Tuesday, October 31, 2006
BY EMILY METZGAR
Louisiana's growing alternative online news and commentary environment has attracted a lot of attention from the state's more traditional media in recent weeks.
Nowhere else in this country is there comparable deference for the status quo in the traditional media despite dramatic evidence of failure. Nowhere else is there such a void of accountability. Other states have far stronger traditions of accountability, upheld by the media and even encouraged by participants in the political system.
But not in Louisiana where members of the media and the political establishment are upset about the disruptive possibilities of the state's developing online environment. They feel threatened because numerous online voices are stepping into a breach left empty by longtime defenders and benefactors of the Louisiana status quo.

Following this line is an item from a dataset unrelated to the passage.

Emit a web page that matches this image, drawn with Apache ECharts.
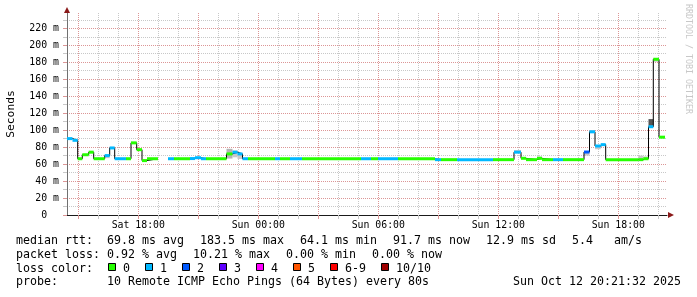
<!DOCTYPE html>
<html><head><meta charset="utf-8">
<script src="https://cdn.jsdelivr.net/npm/echarts@6/dist/echarts.min.js"></script>
<style>html,body{margin:0;padding:0;background:#fff}#c{width:697px;height:297px}</style>
</head><body><div id="c"></div>
<script>
// ---------------- data ----------------
// segment boundaries in hours since Sat Oct 11 00:00
const segBounds = [14.435, 14.71, 14.97, 15.20, 15.52, 15.77, 16.32, 16.57, 16.82, 17.385,
  17.635, 17.92, 18.185, 18.435, 18.985, 19.485, 19.785, 20.585, 20.835, 21.135,
  21.385, 22.41, 22.71, 22.96, 23.21, 23.485, 24.835, 25.085, 25.585, 26.185,
  29.135, 29.635, 29.985, 30.985, 32.835, 33.135, 33.935, 35.735, 36.785, 37.135,
  37.385, 37.935, 38.185, 38.735, 39.235, 40.285, 40.56, 40.835, 41.12, 41.37,
  43.0, 43.25, 43.51, 43.75, 44.035, 44.335];
// median rtt (ms) for each segment
const medianRtt = [90, 88, 66.3, 71, 74, 66.3, 70, 79, 66.3, 66.3,
  85, 77, 64.1, 66.3, null, 66.3, 66.3, 66.5, 67.5, 66.3,
  66.3, 72, 74, 72, 66.3, 66.3, 66.3, 66.3, 66.3, 66.3,
  66.3, 66.3, 66.3, 66.3, 65.2, 65.2, 65.2, 65.2, 74, 66.8,
  65.2, 66.8, 65.2, 65.2, 65.2, 74.2, 98, 81.3, 82.9, 65.2,
  65.2, 66.3, 104, 183.5, 91.7];
// lost pings (of 10) for each segment
const lostPings = [1, 1, 0, 0, 0, 0, 1, 1, 1, 0,
  0, 0, 0, 0, null, 1, 0, 1, 1, 1,
  0, 0, 1, 1, 1, 0, 1, 0, 1, 0,
  1, 0, 1, 0, 1, 0, 1, 0, 1, 0,
  0, 0, 0, 1, 0, 2, 1, 1, 1, 0,
  0, 0, 1, 0, 0];
// visible smoke (ping spread) per segment: low / high (ms), pings in band
const smokeLow  = [null,null,null,null,null,null,67,null,null,null,
  null,null,null,null,null,null,null,null,null,null,
  null,66.5,68,66,null,null,null,null,null,null,
  null,null,null,null,null,null,null,null,74,null,
  null,66.8,null,null,null,70,98,77.5,null,null,
  65.2,66.3,105,180.5,null];
const smokeHigh = [null,null,null,null,null,null,70,null,null,null,
  null,null,null,null,null,null,null,null,null,null,
  null,78,76,72,null,null,null,null,null,null,
  null,null,null,null,null,null,null,null,76.5,null,
  null,69,null,null,null,74,100,81.3,null,null,
  70,69,113,183.5,null];
const smokeCount = [0,0,0,0,0,0,2,0,0,0, 0,0,0,0,0,0,0,0,0,0,
  0,3,2,2,0,0,0,0,0,0, 0,0,0,0,0,0,0,0,2,0,
  0,2,0,0,0,2,2,2,0,0, 2,2,8,2,0];

const xTickValues = [18, 24, 30, 36, 42];
const xTickLabels = ['Sat 18:00', 'Sun 00:00', 'Sun 06:00', 'Sun 12:00', 'Sun 18:00'];
const xMajorGrid = [15, 18, 21, 24, 27, 30, 33, 36, 39, 42];
const xMinorGrid = [16, 17, 19, 20, 22, 23, 25, 26, 28, 29, 31, 32, 34, 35, 37, 38, 40, 41, 43, 44];
const yTickValues = [0, 20, 40, 60, 80, 100, 120, 140, 160, 180, 200, 220];
const yMinorGrid = [10, 30, 50, 70, 90, 110, 130, 150, 170, 190, 210, 230];

const lossLabels = ['0', '1', '2', '3', '4', '5', '6-9', '10/10'];
const legendRows = [
  ['median rtt:  69.8 ms avg', '183.5 ms max', '64.1 ms min', '91.7 ms now', '12.9 ms sd', '5.4   am/s'],
  ['packet loss: 0.92 % avg', '10.21 % max', '0.00 % min', '0.00 % now'],
  ['loss color:'],
  ['probe:       10 Remote ICMP Echo Pings (64 Bytes) every 80s']
];
const stampText = 'Sun Oct 12 20:21:32 2025';

// ---------------- styles ----------------
const lossColors = ['#26ff00', '#00b8ff', '#0059ff', '#5e00ff', '#ff00ff', '#ff5500', '#ff0000', '#a00000'];
const majorColor = '#dc9696';
const minorColor = '#c8c8c8';
const mono = '"DejaVu Sans Mono"';
const xMin = 14.435, xMax = 44.435, yMax = 238;
const charW = 7, itemGap = 16;

// ---------------- build ----------------
const lineData = [], bandData = [], smokeData = [];
for (let i = 0; i < medianRtt.length; i++) {
  const s = segBounds[i], e = segBounds[i + 1], m = medianRtt[i];
  if (m == null) { lineData.push([s, null]); continue; }
  lineData.push([s, m]);
  if (i === medianRtt.length - 1 || medianRtt[i + 1] == null) lineData.push([e, m]);
  bandData.push([s, e, m, lostPings[i]]);
  if (smokeLow[i] != null) smokeData.push([s, e, smokeLow[i], smokeHigh[i], smokeCount[i]]);
}
function lossIdx(l) { if (l <= 5) return l; if (l < 10) return 6; return 7; }

const legFont = '11.63px ' + mono;
const graphics = [];
graphics.push({ type: 'text', x: 10.8, y: 114, rotation: Math.PI / 2,
  style: { text: 'Seconds', font: '11.3px ' + mono, fill: '#000', align: 'center', verticalAlign: 'middle' } });
graphics.push({ type: 'text', x: 688, y: 4, rotation: -Math.PI / 2,
  style: { text: 'RRDTOOL / TOBI OETIKER', font: '8.3px ' + mono, fill: '#c8c8c8', align: 'left', verticalAlign: 'middle' } });
const rowY = [241.2, 255, 268.6, 282.4];
legendRows.forEach((items, r) => {
  let x = 16;
  items.forEach(t => {
    graphics.push({ type: 'text', x: x, y: rowY[r],
      style: { text: t, font: legFont, fill: '#000', align: 'left', verticalAlign: 'middle' } });
    x += t.length * charW + itemGap;
  });
});
graphics.push({ type: 'text', x: 681, y: rowY[3],
  style: { text: stampText, font: legFont, fill: '#000', align: 'right', verticalAlign: 'middle' } });
let bx = 108;
lossLabels.forEach((lab, i) => {
  graphics.push({ type: 'rect', shape: { x: bx + 0.5, y: 263.5, width: 7, height: 7 },
    style: { fill: lossColors[i], stroke: '#000', lineWidth: 1 } });
  graphics.push({ type: 'text', x: bx + 15, y: rowY[2],
    style: { text: lab, font: legFont, fill: '#000', align: 'left', verticalAlign: 'middle' } });
  bx += 15 + lab.length * charW + 15;
});

const chart = echarts.init(document.getElementById('c'));
chart.setOption({
  animation: false,
  backgroundColor: '#ffffff',
  grid: { left: 67, right: 30, top: 13, bottom: 82, containLabel: false },
  xAxis: [{
    type: 'value', min: xMin, max: xMax, position: 'bottom',
    axisLine: { show: true, onZero: false, lineStyle: { color: '#1a1a1a', width: 1 } },
    axisTick: { show: true, length: 4, customValues: xMajorGrid, lineStyle: { color: majorColor } },
    axisLabel: { show: true, customValues: xTickValues, margin: 5,
      formatter: v => xTickLabels[xTickValues.indexOf(v)],
      fontFamily: 'DejaVu Sans Mono', fontSize: 9.85, color: '#000' },
    splitLine: { show: true, lineStyle: { color: majorColor, type: [1, 1], width: 1 } }
  }, {
    type: 'value', min: xMin, max: xMax, position: 'bottom',
    axisLine: { show: true, onZero: false, symbol: ['none', 'triangle'], symbolSize: [6, 6], symbolOffset: [0, 4],
      lineStyle: { color: '#8b1a1a', width: 0 } },
    axisTick: { show: true, length: 4, customValues: xMinorGrid, lineStyle: { color: minorColor } },
    axisLabel: { show: false },
    splitLine: { show: true, lineStyle: { color: minorColor, type: [1, 1], width: 1 } }
  }],
  yAxis: [{
    type: 'value', min: 0, max: yMax, position: 'left',
    axisLine: { show: true, onZero: false, lineStyle: { color: '#707070', width: 1 } },
    axisTick: { show: true, length: 4, customValues: yTickValues, lineStyle: { color: majorColor } },
    axisLabel: { show: true, customValues: yTickValues, margin: 8,
      formatter: v => v === 0 ? '0  ' : v + ' m',
      fontFamily: 'DejaVu Sans Mono', fontSize: 9.85, color: '#000' },
    splitLine: { show: true, lineStyle: { color: majorColor, type: [1, 1], width: 1 } }
  }, {
    type: 'value', min: 0, max: yMax, position: 'left',
    axisLine: { show: true, onZero: false, symbol: ['none', 'triangle'], symbolSize: [6, 6], symbolOffset: [0, 3],
      lineStyle: { color: '#8b1a1a', width: 0 } },
    axisTick: { show: true, length: 4, customValues: yMinorGrid, lineStyle: { color: minorColor } },
    axisLabel: { show: false },
    splitLine: { show: true, lineStyle: { color: minorColor, type: [1, 1], width: 1 } }
  }],
  series: [{
    type: 'custom', name: 'smoke', xAxisIndex: 0, yAxisIndex: 0, z: 1, silent: true, clip: true,
    encode: { x: [0, 1], y: [2, 3] },
    data: smokeData,
    renderItem: (params, api) => {
      const a = api.coord([api.value(0), api.value(3)]);
      const b = api.coord([api.value(1), api.value(2)]);
      return { type: 'rect', shape: { x: a[0], y: a[1], width: b[0] - a[0], height: b[1] - a[1] },
        style: { fill: api.value(4) > 4 ? '#555555' : (api.value(4) > 2 ? '#b4b4b4' : '#c8c8c8') } };
    }
  }, {
    type: 'line', name: 'median', xAxisIndex: 0, yAxisIndex: 0, z: 2, step: 'end',
    data: lineData, symbol: 'none', connectNulls: false,
    lineStyle: { color: '#000000', width: 1 }
  }, {
    type: 'custom', name: 'loss', xAxisIndex: 0, yAxisIndex: 0, z: 3, silent: true, clip: true,
    encode: { x: [0, 1], y: 2 },
    data: bandData,
    renderItem: (params, api) => {
      const a = api.coord([api.value(0), api.value(2)]);
      const b = api.coord([api.value(1), api.value(2)]);
      return { type: 'rect', shape: { x: a[0], y: a[1] - 1.5, width: b[0] - a[0], height: 3 },
        style: { fill: lossColors[lossIdx(api.value(3))] } };
    }
  }],
  graphic: graphics
});
</script></body></html>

The state's online environment just might offer a way to finally break into Louisiana's destructive pro-status quo echo chamber whose only message is that all is well, despite all evidence to the contrary.

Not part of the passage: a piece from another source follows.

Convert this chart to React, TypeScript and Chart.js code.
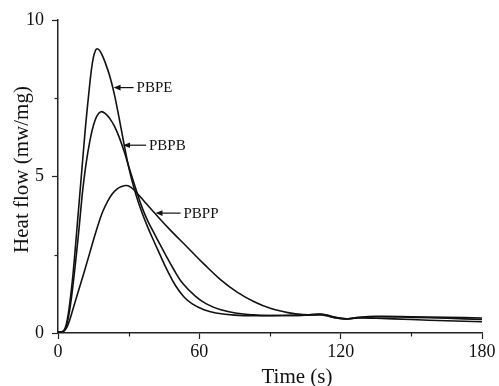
import React, { useEffect, useRef } from "react";
import { Chart, registerables } from "chart.js";

Chart.register(...registerables);

// ---- Data ----
const timePBPE = [0, 2, 3, 4, 5, 6, 7, 8, 9, 10, 11, 12, 13, 14, 15, 16, 16.6, 17.5, 18.5, 20, 22, 24, 26, 28, 30, 32, 34, 36, 38, 40, 43, 46.4, 50, 53.5, 57, 62, 67, 75, 85, 95, 105, 112, 117, 122, 127, 135, 150, 165, 180];
const flowPBPE = [0.03, 0.05, 0.15, 0.45, 0.95, 1.6, 2.4, 3.3, 4.2, 5.1, 6.0, 6.85, 7.6, 8.3, 8.8, 9.04, 9.08, 9.04, 8.92, 8.65, 8.2, 7.6, 6.85, 6.05, 5.3, 4.7, 4.2, 3.78, 3.4, 3.05, 2.55, 2.0, 1.5, 1.15, 0.93, 0.74, 0.64, 0.57, 0.55, 0.56, 0.57, 0.6, 0.5, 0.45, 0.49, 0.52, 0.5, 0.47, 0.43];

const timePBPB = [0, 2, 3, 4, 5, 6, 7, 8, 9, 10, 10.5, 12, 13.7, 15, 16.5, 18.2, 20, 22, 24, 26, 28, 30, 32, 34, 36, 38, 40, 42.1, 45.5, 49.2, 53, 58.4, 63, 69.1, 76, 83, 90, 100, 108, 113, 118, 123, 128, 135, 150, 165, 180];
const flowPBPB = [0.03, 0.04, 0.12, 0.35, 0.75, 1.3, 1.95, 2.65, 3.4, 4.2, 4.57, 5.45, 6.2, 6.62, 6.93, 7.07, 7.02, 6.85, 6.6, 6.25, 5.82, 5.33, 4.85, 4.38, 3.95, 3.6, 3.3, 3.0, 2.52, 2.02, 1.58, 1.17, 0.93, 0.74, 0.63, 0.58, 0.56, 0.56, 0.58, 0.59, 0.5, 0.45, 0.5, 0.53, 0.52, 0.5, 0.48];

const timePBPP = [0, 2, 3, 4, 5, 6.5, 8.5, 11.4, 14.2, 17, 19, 21, 23, 25, 27, 29.2, 31, 33.3, 37, 41.4, 47.8, 54.9, 62, 69.1, 76.2, 83.3, 90.4, 97.6, 104, 112, 117, 122, 127, 135, 150, 165, 180];
const flowPBPP = [0.02, 0.04, 0.1, 0.22, 0.42, 0.8, 1.3, 2.02, 2.75, 3.45, 3.88, 4.2, 4.44, 4.6, 4.68, 4.71, 4.65, 4.49, 4.17, 3.8, 3.28, 2.74, 2.2, 1.7, 1.3, 1.0, 0.78, 0.65, 0.59, 0.58, 0.5, 0.45, 0.48, 0.47, 0.43, 0.39, 0.36];

const seriesNames = ["PBPE", "PBPB", "PBPP"];
// arrow tip of each label, in data units (time, heat flow)
const labelTipTime = [23.6, 27.6, 41.4];
const labelTipFlow = [7.84, 6.0, 3.83];

const xTicks = [0, 60, 120, 180];
const xMinorTicks = [30, 90, 150];
const yTicks = [0, 5, 10];
const yMinorTicks = [2.5, 7.5];

const xTitle = "Time (s)";
const yTitle = "Heat flow (mw/mg)";

const SERIF = '"Liberation Serif", "Times New Roman", Times, serif';
const INK = "#111";

const toPoints = (t: number[], v: number[]) => t.map((x, i) => ({ x, y: v[i] }));

const decorPlugin = {
  id: "decor",
  afterDraw(chart: any) {
    const { ctx, scales } = chart;
    const x = scales.x;
    const y = scales.y;
    ctx.save();
    // minor ticks
    ctx.strokeStyle = "#222";
    ctx.lineWidth = 1.2;
    xMinorTicks.forEach((v) => {
      const px = Math.round(x.getPixelForValue(v)) + 0.5;
      ctx.beginPath();
      ctx.moveTo(px, y.bottom);
      ctx.lineTo(px, y.bottom + 3.5);
      ctx.stroke();
    });
    yMinorTicks.forEach((v) => {
      const py = Math.round(y.getPixelForValue(v)) + 0.5;
      ctx.beginPath();
      ctx.moveTo(x.left, py);
      ctx.lineTo(x.left - 3.5, py);
      ctx.stroke();
    });

    // series labels with arrows
    ctx.fillStyle = INK;
    ctx.strokeStyle = INK;
    ctx.lineWidth = 1.2;
    ctx.font = `15px ${SERIF}`;
    ctx.textAlign = "left";
    ctx.textBaseline = "middle";
    const arrowLen = [20, 23, 25];
    seriesNames.forEach((name, i) => {
      const tx = x.getPixelForValue(labelTipTime[i]);
      const ty = y.getPixelForValue(labelTipFlow[i]);
      const ex = tx + arrowLen[i];
      ctx.beginPath();
      ctx.moveTo(tx + 5, ty);
      ctx.lineTo(ex, ty);
      ctx.stroke();
      ctx.beginPath();
      ctx.moveTo(tx, ty);
      ctx.lineTo(tx + 7, ty - 2.8);
      ctx.lineTo(tx + 7, ty + 2.8);
      ctx.closePath();
      ctx.fill();
      ctx.fillText(name, ex + 3, ty + 0.5);
    });

    // axis titles
    ctx.font = `21px ${SERIF}`;
    ctx.textBaseline = "alphabetic";
    ctx.textAlign = "center";
    ctx.fillText(xTitle, (x.left + x.right) / 2 + 27, chart.height - 2.7);
    ctx.save();
    ctx.translate(27.5, (y.top + y.bottom) / 2 - 7);
    ctx.rotate(-Math.PI / 2);
    ctx.fillText(yTitle, 0, 0);
    ctx.restore();

    ctx.restore();
  },
};

export default function App() {
  const canvasRef = useRef<HTMLCanvasElement | null>(null);

  useEffect(() => {
    const canvas = canvasRef.current;
    if (!canvas) return;
    const lineStyle = {
      borderColor: INK,
      borderWidth: 1.6,
      pointRadius: 0,
      fill: false,
      tension: 0.4,
    };
    const chart = new Chart(canvas, {
      type: "line",
      data: {
        datasets: [
          { label: seriesNames[0], data: toPoints(timePBPE, flowPBPE), ...lineStyle },
          { label: seriesNames[1], data: toPoints(timePBPB, flowPBPB), ...lineStyle },
          { label: seriesNames[2], data: toPoints(timePBPP, flowPBPP), ...lineStyle },
        ],
      },
      options: {
        responsive: false,
        animation: false,
        layout: { padding: { top: 20, right: 17, left: 0, bottom: 0 } },
        plugins: { legend: { display: false }, tooltip: { enabled: false } },
        scales: {
          x: {
            type: "linear",
            min: 0,
            max: 180,
            afterBuildTicks: (s: any) => {
              s.ticks = xTicks.map((v) => ({ value: v }));
            },
            afterFit: (s: any) => {
              s.height = 53;
            },
            ticks: { font: { family: SERIF, size: 18 }, color: INK, padding: 2, maxRotation: 0 },
            grid: { display: true, drawOnChartArea: false, drawTicks: true, tickLength: 6, tickColor: "#222", tickWidth: 1.2 },
            border: { display: true, color: "#222", width: 1.5 },
          },
          y: {
            type: "linear",
            min: 0,
            max: 10,
            afterBuildTicks: (s: any) => {
              s.ticks = yTicks.map((v) => ({ value: v }));
            },
            afterFit: (s: any) => {
              s.width = 58;
            },
            ticks: { font: { family: SERIF, size: 18 }, color: INK, padding: 8 },
            grid: { display: true, drawOnChartArea: false, drawTicks: true, tickLength: 6, tickColor: "#222", tickWidth: 1.2 },
            border: { display: true, color: "#222", width: 1.5 },
          },
        },
      },
      plugins: [decorPlugin],
    });
    return () => chart.destroy();
  }, []);

  return (
    <div style={{ position: "fixed", left: 0, top: 0, width: 499, height: 386, background: "#fff" }}>
      <canvas ref={canvasRef} width={499} height={386} style={{ display: "block" }} />
    </div>
  );
}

Just imagine what the concept of accountability could do for Louisiana. In some states there are actually consequences for dismal public policy indicators, poor stewardship of public funds, flawed decision-making and repeated allegations of corruption. In some states, it doesn't take the depopulation of the state's most populous city to spark discussion about the need for government reform.
And in some states, the media actually lead reform efforts before a moment of crisis arrives.